Clive Platt and I presented our traditional webinar reviewing the key changes of the Salesforce Winter 20 release. You can view the recording on our YouTube channel. If you can’t spare that much time at the moment, here are the top seven features that we uncovered.
1. New Salesforce Mobile App
The big news of the Winter 20 release was the new Salesforce mobile app. The new app supports the App Launcher and allows admins to create a unified experience across devices. The Lightning App builder now supports conditional rendering of components based on device. You can activate pages for desktop, mobile or all devices. The new mobile app is opt-in so users won’t get any unexpected surprises. Their previous mobile experience is still available in the Mobile Only app.
2. Recycle Bin
This much loved feature finally make its debut in the Lightning Experience. No more switching over to Classic if you delete a record and then suddenly realise you needed it. The recycle bin in LEX appears as a tab so you access it via the App Launcher – or add it to the selected tabs for your app(s). One key difference is that you can’t restore reports or dashboard via the LEX recycle bin. So you may find yourself still needing to switch back to Classic on the odd occasion.
3. Prompts
Prompts provide in app guidance for training purposes or to onboard new users. They contain content specific to your implementation and problem domain. They can contain action buttons to link to URLs providing more information, such as Trailhead modules or internal training content.

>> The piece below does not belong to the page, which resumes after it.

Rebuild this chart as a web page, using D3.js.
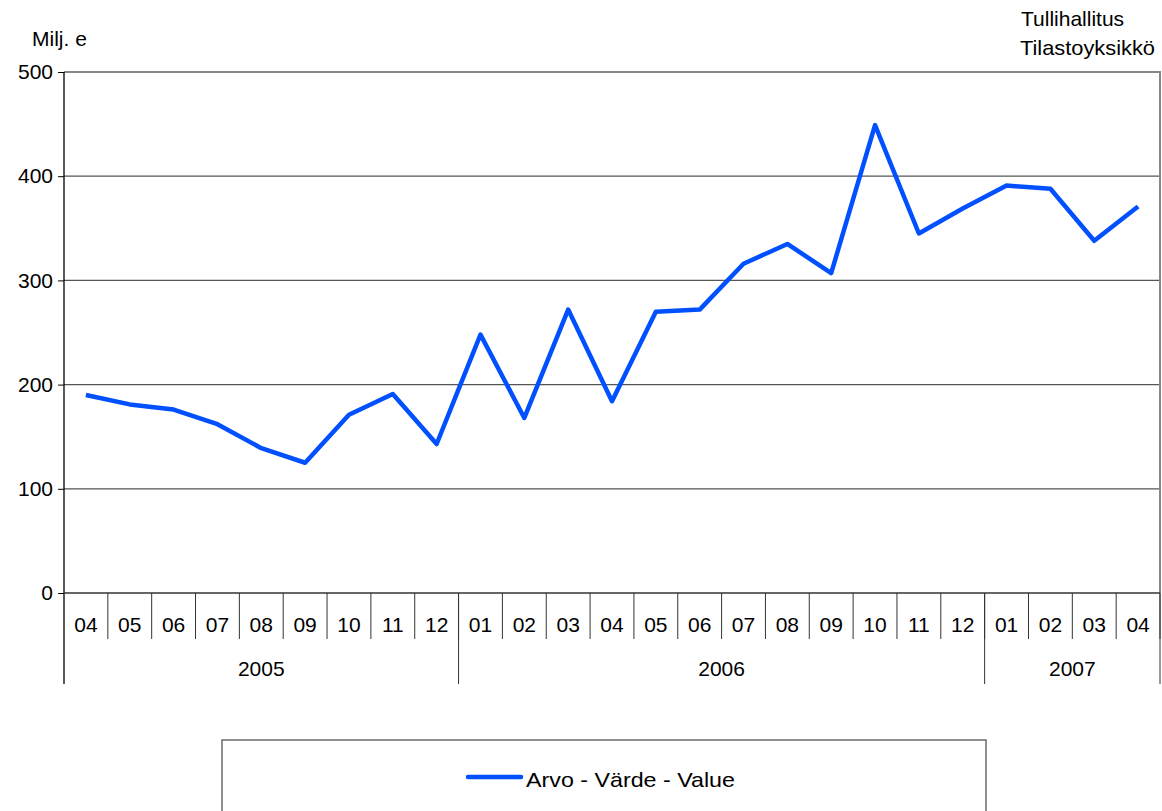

4.Opportunity Contact Roles
In the Winter 20 release of Salesforce, Opportunity Contact Roles are customisable. They support custom fields and page layouts, validation rules, and Apex triggers. So if you need to capture more information about the relationship between a Contact and an Opportunity, you can now capture this on the standard sObject rather than having to create a custom solution. For example: when the Contact first became involved in the deal or when they moved on.
5. Row Level Formulas
Probably our second favourite feature from the release. Previously, if you wanted to display information derived from multiple fields in a single row on a report, you had to create a custom formula field on the sObject you were reporting on and add this to the report. An extremely common example of this is a daily scheduled report that includes the number of days until an opportunity is due to close – there must be hundreds of identical custom fields in Salesforce instances around the world calculating this piece of information. With row level formulas, you can define the formula and add it to the report like a regular field.
6. Recalculate Formulas of Multiple Records
One for the coders – recalculate formulas on multiple sObject in-memory records using the new Formula class. Note that if the records don’t have all the fields required for the formulas to be evaluated, then SOQL queries will be consumed to retrieve the additional data required.
7. Conditional Rendering in Flow
And finally, one for the no-coders. Screen components in Lightning Flows can be hidden or shown depending on whether it matches the configured conditions.